We love our music and both exposure and consumption continue to increase. So, now, how are you listening to your music? Remember back in the dark ages when AM/FM radio was the way to go, when transistor radios (which went the way of the dinosaur) were considered cool? In addition to your personal stereo or turntable—which played records—came 8-tracks, cassette players, boom boxes, the Walkman, then the Discman.

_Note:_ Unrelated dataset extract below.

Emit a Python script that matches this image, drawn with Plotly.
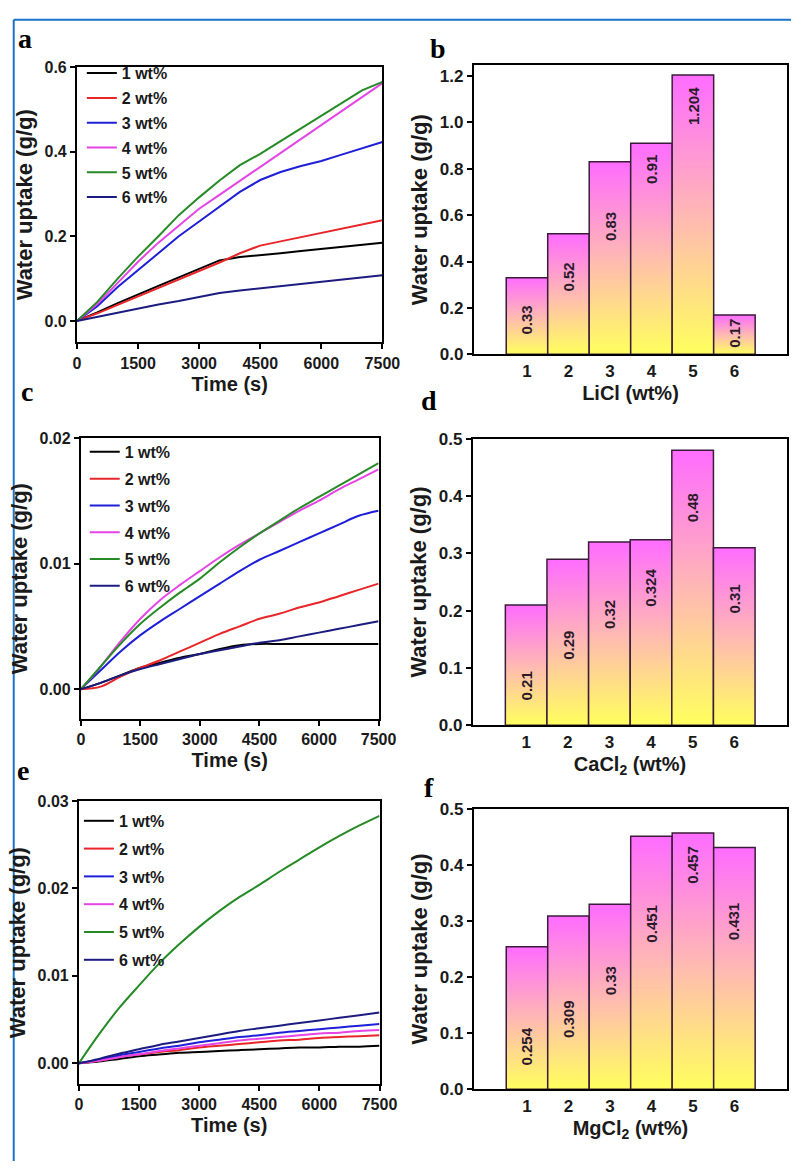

“The accessibility of music has seen tremendous expansion and diversification,” reports Nielsen Entertainment’s David Bakula. His research also confirms that radio still rules as the number one way consumers access music. This is how we listen:
Radio 48 percent
Computer 44 percent
CD player 39 percent
iPod® (other than phone) 27 percent
Home stereo 23 percent
TV 21 percent
MP3 player (other than an iPod® or phone) 17 percent
Android® phone 13 percent
iPhone ® 12 percent
Satellite Radio 10 percent
When we refer to listening via computer, iPods®, MP3 players or phones, we’re often referring to Internet radio, digital downloads of singles and albums and on-demand streaming. These days, of course, albums don’t necessarily mean vinyl—although data shows there is resurgence in interest in vinyl albums—it typically means CDs and digital albums. For young people, though, the numbers are a little different. YouTube® is the way most listen to music. As the mom of a music-loving teenage son, I can testify to this. Take a look:
64 percent of teens listen to music through YouTube®
56 percent of teens listen to music on the radio
53 percent listen through iTunes®
50 percent listen on CDs
It’s interesting to note, too, that new hot artists aren’t always the most listened to or biggest selling. Because of her heavy exposure, Nikki Minaj’s “Super Bass” was the most streamed song in 2011, with over 86 million plays/views, beating out singles by Adele, LMFAO, Lady Gaga and Katy Perry. With all the ways to consume music, a couple of more traditional artists made Nielsen’s Top 10 list for the first six months of 2012. Whitney Houston was No. 2 across all platforms, with appreciation and interest likely spiked by her untimely death, which is often the case; Rihanna was No. 6; and Lionel Ritchie, who, of course, has been around for decades, came in at No. 8—outselling all the others in digital tracks and streaming plays. This is probably because of Ritchie’s foray into the Country genre. And, that’s interesting because respondents to Nielsen’s survey typically classified themselves as either country fans or hip-hop/R&B fans. The reality is that people who put themselves in either of those categories actually enjoy a much broader spectrum of music. Country music fans also reported preferring rock/classic/pop/Top 40/oldies and alternative rock. Data shows those who preferred hip-hop/R&B also listen to pop/Top40/rap/classic rock and alternative Rock. Of course, there is also taste for jazz, adult contemporary, gospel/religious and others.